Monday, April 11, 2011

The Original Possibility


Antone's in Austin,TX October 2002


When I attended the Landmark Forum and Landmark Advanced Course last year, I became aware of the term Possibility in terms of using it as means to explain what is possible...what was always possible. It was through this educational seminar that I got just how much we get caught up in our past, our fears of *so many things and whether or not we believe we are worthy or OK within ourselves and in the eyes of others. I realized on a very deep level just how often we create boundaries and ideas of what we train ourselves to believe is and is not possible. I don't want to get into my attempt to explain in any more in detail as that would do both the courses and a reader a huge dis-service but I highly encourage everyone I know to attend these life changing courses when they come through a city near you.

I don't remember how it came to me but I started thinking about the original possibility in my life; the first big dream/vision I had for myself and in doing so, I started to think about where I lost it.

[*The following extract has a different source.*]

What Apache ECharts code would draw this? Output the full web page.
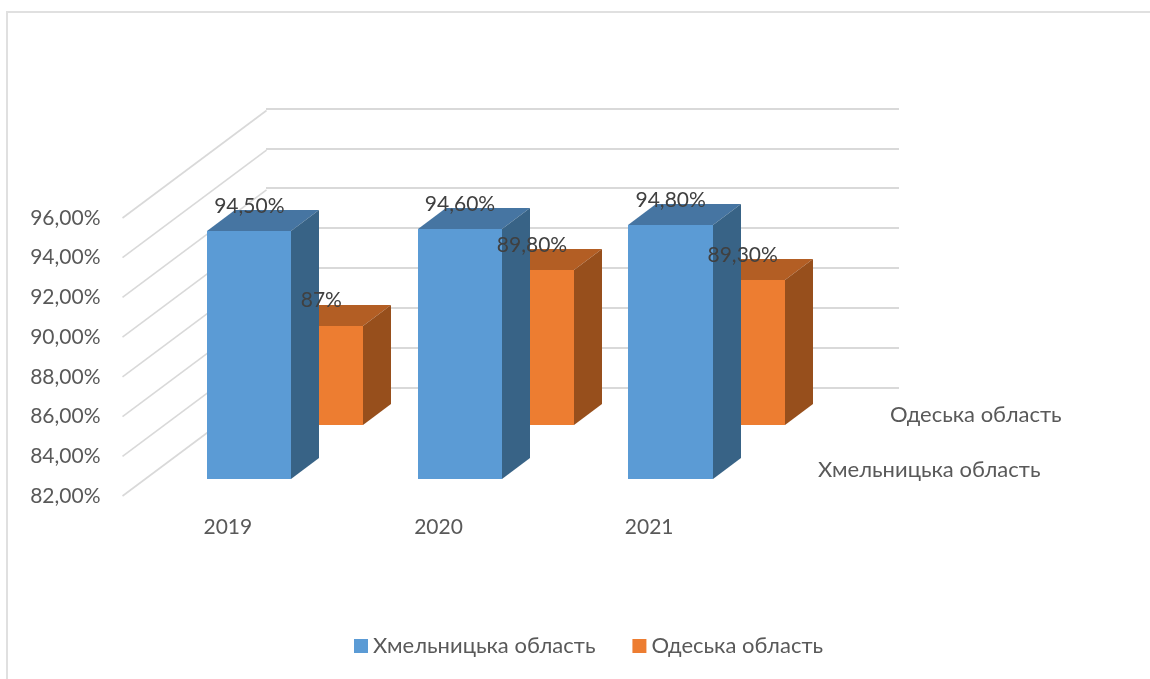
<!DOCTYPE html>
<html>
<head>
<meta charset="utf-8">
<title>Хмельницька та Одеська області</title>
<style>
  html, body { margin: 0; padding: 0; background: #fff; }
  #chart { width: 1150px; height: 679px; }
</style>
<script src="https://cdn.jsdelivr.net/npm/echarts@6/dist/echarts.min.js"></script>
</head>
<body>
<div id="chart"></div>
<script>
// values
const years = ['2019', '2020', '2021'];
const khmelnytska = [94.5, 94.6, 94.8];
const odeska = [87, 89.8, 89.3];
const khmelnytskaLabels = ['94,50%', '94,60%', '94,80%'];
const odeskaLabels = ['87%', '89,80%', '89,30%'];
const yTicks = [82, 84, 86, 88, 90, 92, 94, 96];
const nameKh = 'Хмельницька область';
const nameOd = 'Одеська область';

const font = 'Lato, "Noto Sans", sans-serif';
const textColor = '#595959';
const gridColor = '#d9d9d9';

// fake 3d: how far the back wall and the bar depth are shifted
const wallDx = 144, wallDy = -107.5;
const depthDx = 28, depthDy = -21;

function bar3d(front, top, side, left, right, lift) {
  return function (params, api) {
    const tip = api.coord([api.value(0), api.value(1)]);
    const base = api.coord([api.value(0), yTicks[0]]);
    // whole pixels, otherwise the seams between the faces show
    const x0 = Math.round(tip[0] + left), x1 = Math.round(tip[0] + right);
    const y0 = Math.round(tip[1] - lift), y1 = Math.round(base[1] - lift);
    return {
      type: 'group',
      children: [
        { type: 'polygon', shape: { points: [[x0, y0], [x1, y0], [x1 + depthDx, y0 + depthDy], [x0 + depthDx, y0 + depthDy]] }, style: { fill: top } },
        { type: 'polygon', shape: { points: [[x1, y0], [x1 + depthDx, y0 + depthDy], [x1 + depthDx, y1 + depthDy], [x1, y1]] }, style: { fill: side } },
        { type: 'rect', shape: { x: x0, y: y0, width: x1 - x0, height: y1 - y0 }, style: { fill: front } }
      ]
    };
  };
}

function labelItem(params, api) {
  const p = api.coord([api.value(0), api.value(1)]);
  return {
    type: 'text',
    x: p[0] + api.value(2),
    y: p[1] + api.value(3),
    style: {
      text: api.value(4), fill: '#404040', font: '21px ' + font,
      align: 'center', verticalAlign: 'middle'
    }
  };
}

const labelData = [];
years.forEach(function (y, i) {
  labelData.push([i, khmelnytska[i], 21.5, -42, khmelnytskaLabels[i]]);
  labelData.push([i, odeska[i], 93.5, -96, odeskaLabels[i]]);
});

var myChart = echarts.init(document.getElementById('chart'));
var option = {
  animation: false,
  backgroundColor: '#fff',
  textStyle: { fontFamily: font },
  grid: [
    { left: 122.5, top: 218, width: 632, height: 278 },
    { left: 266, top: 108.5, width: 633, height: 279 }
  ],
  xAxis: [
    {
      type: 'category', gridIndex: 0, data: years,
      axisLine: { show: false }, axisTick: { show: false },
      axisLabel: { color: textColor, fontSize: 21, fontFamily: font, margin: 21 }
    },
    { type: 'value', gridIndex: 1, show: false }
  ],
  yAxis: [
    {
      type: 'value', gridIndex: 0, min: 82, max: 96, interval: 2,
      axisLine: { show: false }, axisTick: { show: false }, splitLine: { show: false },
      axisLabel: {
        color: textColor, fontSize: 21, fontFamily: font, margin: 22, padding: [2, 0, 0, 0],
        formatter: function (v) { return v.toFixed(2).replace('.', ',') + '%'; }
      }
    },
    {
      type: 'value', gridIndex: 1, min: 82, max: 96, interval: 2,
      axisLine: { show: false }, axisTick: { show: false }, axisLabel: { show: false },
      splitLine: { show: true, lineStyle: { color: gridColor, width: 2 } }
    }
  ],
  legend: {
    data: [nameKh, nameOd], left: 354, top: 635, padding: 0, icon: 'rect',
    itemWidth: 14, itemHeight: 14, itemGap: 37,
    textStyle: { color: textColor, fontSize: 22, fontFamily: font }
  },
  graphic: [
    { type: 'polyline', silent: true, shape: { points: [[7, 679], [7, 12], [1150, 12]] }, style: { stroke: '#e0e0e0', lineWidth: 2, fill: 'none' } },
    { type: 'text', silent: true, x: 890, y: 415, style: { text: nameOd, fill: textColor, font: '22px ' + font, verticalAlign: 'middle' } },
    { type: 'text', silent: true, x: 818, y: 470, style: { text: nameKh, fill: textColor, font: '22px ' + font, verticalAlign: 'middle' } }
  ],
  series: [
    {
      name: 'walls', type: 'custom', coordinateSystem: 'cartesian2d', silent: true, z: 1,
      data: yTicks.map(function (t) { return [0, t]; }),
      encode: { x: 0, y: 1 },
      renderItem: function (params, api) {
        const p = api.coord([0, api.value(1)]);
        const x = params.coordSys.x;
        return {
          type: 'line',
          shape: { x1: x, y1: p[1], x2: x + wallDx, y2: p[1] + wallDy },
          style: { stroke: gridColor, lineWidth: 1.6 }
        };
      }
    },
    {
      name: nameOd, type: 'custom', z: 2, itemStyle: { color: '#ED7D31' },
      data: odeska.map(function (v, i) { return [i, v]; }),
      encode: { x: 0, y: 1 },
      renderItem: bar3d('#ED7D31', '#B35E24', '#974F1C', 60, 135.5, 71)
    },
    {
      name: nameKh, type: 'custom', z: 3, itemStyle: { color: '#5B9BD5' },
      data: khmelnytska.map(function (v, i) { return [i, v]; }),
      encode: { x: 0, y: 1 },
      renderItem: bar3d('#5B9BD5', '#4675A2', '#386386', -21, 63.5, 17)
    },
    {
      name: 'labels', type: 'custom', z: 4, silent: true,
      data: labelData,
      encode: { x: 0, y: 1 },
      renderItem: labelItem
    }
  ]
};
option && myChart.setOption(option);
</script>
</body>
</html>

For me, being a singer/songwriter was my original possibility.


Photo: May 28th, 2007

It wasn't really encouraged or supported but I wasn't banned from it or anything either. I have books full of songs I've written since the first one I wrote when I was 17 shortly after my mother was killed. While it wouldn't be my first choice of expression today, its title is tattooed on my ankled, but that's beside the point.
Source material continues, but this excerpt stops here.